_Task requirements:_ Take the lines from the beginning of the data below through the line holding "const bottom = 650;" and return exactly those.

··· Dataset extract ···

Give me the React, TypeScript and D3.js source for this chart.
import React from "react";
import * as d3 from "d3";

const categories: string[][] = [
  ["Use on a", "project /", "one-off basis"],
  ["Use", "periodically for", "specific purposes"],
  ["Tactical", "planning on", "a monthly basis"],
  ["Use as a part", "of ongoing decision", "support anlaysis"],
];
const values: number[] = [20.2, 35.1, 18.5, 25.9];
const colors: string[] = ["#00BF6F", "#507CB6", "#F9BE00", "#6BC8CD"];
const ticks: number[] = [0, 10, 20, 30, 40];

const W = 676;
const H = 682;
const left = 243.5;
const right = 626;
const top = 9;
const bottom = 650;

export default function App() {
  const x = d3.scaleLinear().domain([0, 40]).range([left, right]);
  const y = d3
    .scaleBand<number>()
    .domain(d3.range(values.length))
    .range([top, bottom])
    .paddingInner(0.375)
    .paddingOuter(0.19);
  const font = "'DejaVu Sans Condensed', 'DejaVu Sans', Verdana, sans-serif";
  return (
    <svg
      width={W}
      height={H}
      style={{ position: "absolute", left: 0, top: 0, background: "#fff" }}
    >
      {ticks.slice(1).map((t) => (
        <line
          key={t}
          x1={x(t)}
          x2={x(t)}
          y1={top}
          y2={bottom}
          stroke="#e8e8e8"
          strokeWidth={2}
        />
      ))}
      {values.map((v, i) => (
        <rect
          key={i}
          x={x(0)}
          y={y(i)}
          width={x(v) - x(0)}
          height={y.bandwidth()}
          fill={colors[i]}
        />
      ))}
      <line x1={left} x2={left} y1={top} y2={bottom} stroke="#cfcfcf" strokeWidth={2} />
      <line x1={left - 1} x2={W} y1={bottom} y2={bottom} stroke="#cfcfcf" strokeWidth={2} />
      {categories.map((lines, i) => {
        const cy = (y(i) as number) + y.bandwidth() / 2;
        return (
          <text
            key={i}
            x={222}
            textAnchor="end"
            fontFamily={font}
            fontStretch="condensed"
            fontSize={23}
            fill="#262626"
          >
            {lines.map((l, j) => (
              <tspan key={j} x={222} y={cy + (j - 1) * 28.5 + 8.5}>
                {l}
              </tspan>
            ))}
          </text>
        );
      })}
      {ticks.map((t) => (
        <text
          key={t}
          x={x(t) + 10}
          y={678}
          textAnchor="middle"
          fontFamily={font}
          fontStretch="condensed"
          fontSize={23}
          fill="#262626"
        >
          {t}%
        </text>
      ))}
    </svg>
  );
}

···

_Completed exercise:_
Give me the React, TypeScript and D3.js source for this chart.
import React from "react";
import * as d3 from "d3";

const categories: string[][] = [
  ["Use on a", "project /", "one-off basis"],
  ["Use", "periodically for", "specific purposes"],
  ["Tactical", "planning on", "a monthly basis"],
  ["Use as a part", "of ongoing decision", "support anlaysis"],
];
const values: number[] = [20.2, 35.1, 18.5, 25.9];
const colors: string[] = ["#00BF6F", "#507CB6", "#F9BE00", "#6BC8CD"];
const ticks: number[] = [0, 10, 20, 30, 40];

const W = 676;
const H = 682;
const left = 243.5;
const right = 626;
const top = 9;
const bottom = 650;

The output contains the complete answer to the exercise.